WHAT TO PRODUCE —
Leave out the pictures, then reproduce the rest of the material exactly.

--

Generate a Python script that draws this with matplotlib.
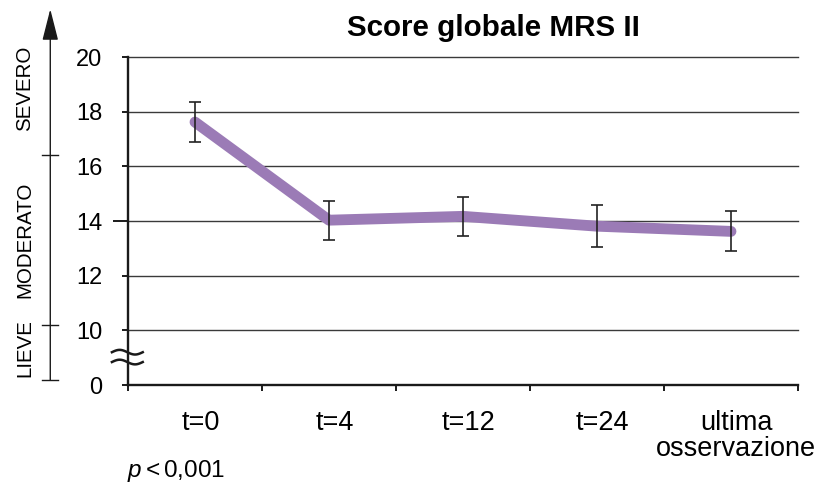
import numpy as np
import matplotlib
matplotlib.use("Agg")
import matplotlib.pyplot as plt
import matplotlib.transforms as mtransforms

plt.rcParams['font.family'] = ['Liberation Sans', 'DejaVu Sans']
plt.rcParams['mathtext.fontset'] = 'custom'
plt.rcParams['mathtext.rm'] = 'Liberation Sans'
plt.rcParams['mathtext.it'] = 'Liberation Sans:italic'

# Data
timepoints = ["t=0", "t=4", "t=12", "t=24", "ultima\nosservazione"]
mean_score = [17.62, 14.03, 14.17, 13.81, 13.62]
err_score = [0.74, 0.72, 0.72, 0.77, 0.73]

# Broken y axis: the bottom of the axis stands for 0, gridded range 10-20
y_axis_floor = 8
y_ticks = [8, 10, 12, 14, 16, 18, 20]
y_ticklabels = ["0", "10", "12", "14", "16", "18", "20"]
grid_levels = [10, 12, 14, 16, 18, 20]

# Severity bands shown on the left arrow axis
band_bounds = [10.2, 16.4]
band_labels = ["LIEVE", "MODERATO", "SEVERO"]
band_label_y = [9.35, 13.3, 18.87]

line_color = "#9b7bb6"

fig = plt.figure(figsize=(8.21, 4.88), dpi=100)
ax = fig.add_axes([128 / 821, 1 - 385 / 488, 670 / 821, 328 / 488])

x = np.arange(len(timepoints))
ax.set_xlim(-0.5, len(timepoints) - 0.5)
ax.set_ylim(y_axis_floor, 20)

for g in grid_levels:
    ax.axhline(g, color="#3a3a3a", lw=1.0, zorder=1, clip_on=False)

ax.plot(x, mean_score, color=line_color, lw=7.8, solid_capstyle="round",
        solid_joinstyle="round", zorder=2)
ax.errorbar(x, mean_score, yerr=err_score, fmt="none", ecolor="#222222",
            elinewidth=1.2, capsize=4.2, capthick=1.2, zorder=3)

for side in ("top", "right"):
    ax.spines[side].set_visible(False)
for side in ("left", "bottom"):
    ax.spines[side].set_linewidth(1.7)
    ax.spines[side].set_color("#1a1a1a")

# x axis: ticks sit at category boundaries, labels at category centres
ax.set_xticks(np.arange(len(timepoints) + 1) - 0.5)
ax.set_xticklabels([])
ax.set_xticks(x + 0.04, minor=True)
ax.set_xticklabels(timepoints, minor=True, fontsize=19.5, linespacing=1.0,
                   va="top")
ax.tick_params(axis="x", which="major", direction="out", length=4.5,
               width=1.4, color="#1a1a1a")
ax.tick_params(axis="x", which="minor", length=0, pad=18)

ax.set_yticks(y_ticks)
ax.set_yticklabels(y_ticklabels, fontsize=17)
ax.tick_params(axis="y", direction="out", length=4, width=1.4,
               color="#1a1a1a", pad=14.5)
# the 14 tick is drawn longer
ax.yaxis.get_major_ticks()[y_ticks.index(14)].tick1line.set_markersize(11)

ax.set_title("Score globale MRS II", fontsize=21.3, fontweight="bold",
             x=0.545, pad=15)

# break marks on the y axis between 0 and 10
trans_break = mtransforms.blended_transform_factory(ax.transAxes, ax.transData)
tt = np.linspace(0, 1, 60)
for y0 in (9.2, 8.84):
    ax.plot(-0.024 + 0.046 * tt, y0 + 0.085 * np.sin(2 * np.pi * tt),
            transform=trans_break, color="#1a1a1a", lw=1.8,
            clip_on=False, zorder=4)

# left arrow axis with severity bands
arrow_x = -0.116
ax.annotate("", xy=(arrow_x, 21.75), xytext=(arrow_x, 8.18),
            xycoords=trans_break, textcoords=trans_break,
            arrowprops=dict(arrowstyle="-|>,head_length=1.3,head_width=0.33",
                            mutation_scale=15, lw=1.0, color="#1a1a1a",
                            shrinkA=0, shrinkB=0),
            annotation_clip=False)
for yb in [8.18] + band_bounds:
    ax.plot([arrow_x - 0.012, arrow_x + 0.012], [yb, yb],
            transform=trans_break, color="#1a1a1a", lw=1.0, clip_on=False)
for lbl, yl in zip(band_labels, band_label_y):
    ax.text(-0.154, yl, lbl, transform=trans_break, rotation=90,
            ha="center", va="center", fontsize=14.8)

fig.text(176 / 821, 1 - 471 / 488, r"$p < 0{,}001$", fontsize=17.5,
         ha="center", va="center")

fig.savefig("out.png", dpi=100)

--

IN RESPONSE —
Generate a Python script that draws this with matplotlib.
import numpy as np
import matplotlib
matplotlib.use("Agg")
import matplotlib.pyplot as plt
import matplotlib.transforms as mtransforms

plt.rcParams['font.family'] = ['Liberation Sans', 'DejaVu Sans']
plt.rcParams['mathtext.fontset'] = 'custom'
plt.rcParams['mathtext.rm'] = 'Liberation Sans'
plt.rcParams['mathtext.it'] = 'Liberation Sans:italic'

# Data
timepoints = ["t=0", "t=4", "t=12", "t=24", "ultima\nosservazione"]
mean_score = [17.62, 14.03, 14.17, 13.81, 13.62]
err_score = [0.74, 0.72, 0.72, 0.77, 0.73]

# Broken y axis: the bottom of the axis stands for 0, gridded range 10-20
y_axis_floor = 8
y_ticks = [8, 10, 12, 14, 16, 18, 20]
y_ticklabels = ["0", "10", "12", "14", "16", "18", "20"]
grid_levels = [10, 12, 14, 16, 18, 20]

# Severity bands shown on the left arrow axis
band_bounds = [10.2, 16.4]
band_labels = ["LIEVE", "MODERATO", "SEVERO"]
band_label_y = [9.35, 13.3, 18.87]

line_color = "#9b7bb6"

fig = plt.figure(figsize=(8.21, 4.88), dpi=100)
ax = fig.add_axes([128 / 821, 1 - 385 / 488, 670 / 821, 328 / 488])

x = np.arange(len(timepoints))
ax.set_xlim(-0.5, len(timepoints) - 0.5)
ax.set_ylim(y_axis_floor, 20)

for g in grid_levels:
    ax.axhline(g, color="#3a3a3a", lw=1.0, zorder=1, clip_on=False)

ax.plot(x, mean_score, color=line_color, lw=7.8, solid_capstyle="round",
        solid_joinstyle="round", zorder=2)
ax.errorbar(x, mean_score, yerr=err_score, fmt="none", ecolor="#222222",
            elinewidth=1.2, capsize=4.2, capthick=1.2, zorder=3)

for side in ("top", "right"):
    ax.spines[side].set_visible(False)
for side in ("left", "bottom"):
    ax.spines[side].set_linewidth(1.7)
    ax.spines[side].set_color("#1a1a1a")

# x axis: ticks sit at category boundaries, labels at category centres
ax.set_xticks(np.arange(len(timepoints) + 1) - 0.5)
ax.set_xticklabels([])
ax.set_xticks(x + 0.04, minor=True)
ax.set_xticklabels(timepoints, minor=True, fontsize=19.5, linespacing=1.0,
                   va="top")
ax.tick_params(axis="x", which="major", direction="out", length=4.5,
               width=1.4, color="#1a1a1a")
ax.tick_params(axis="x", which="minor", length=0, pad=18)

ax.set_yticks(y_ticks)
ax.set_yticklabels(y_ticklabels, fontsize=17)
ax.tick_params(axis="y", direction="out", length=4, width=1.4,
               color="#1a1a1a", pad=14.5)
# the 14 tick is drawn longer
ax.yaxis.get_major_ticks()[y_ticks.index(14)].tick1line.set_markersize(11)

ax.set_title("Score globale MRS II", fontsize=21.3, fontweight="bold",
             x=0.545, pad=15)

# break marks on the y axis between 0 and 10
trans_break = mtransforms.blended_transform_factory(ax.transAxes, ax.transData)
tt = np.linspace(0, 1, 60)
for y0 in (9.2, 8.84):
    ax.plot(-0.024 + 0.046 * tt, y0 + 0.085 * np.sin(2 * np.pi * tt),
            transform=trans_break, color="#1a1a1a", lw=1.8,
            clip_on=False, zorder=4)

# left arrow axis with severity bands
arrow_x = -0.116
ax.annotate("", xy=(arrow_x, 21.75), xytext=(arrow_x, 8.18),
            xycoords=trans_break, textcoords=trans_break,
            arrowprops=dict(arrowstyle="-|>,head_length=1.3,head_width=0.33",
                            mutation_scale=15, lw=1.0, color="#1a1a1a",
                            shrinkA=0, shrinkB=0),
            annotation_clip=False)
for yb in [8.18] + band_bounds:
    ax.plot([arrow_x - 0.012, arrow_x + 0.012], [yb, yb],
            transform=trans_break, color="#1a1a1a", lw=1.0, clip_on=False)
for lbl, yl in zip(band_labels, band_label_y):
    ax.text(-0.154, yl, lbl, transform=trans_break, rotation=90,
            ha="center", va="center", fontsize=14.8)

fig.text(176 / 821, 1 - 471 / 488, r"$p < 0{,}001$", fontsize=17.5,
         ha="center", va="center")

fig.savefig("out.png", dpi=100)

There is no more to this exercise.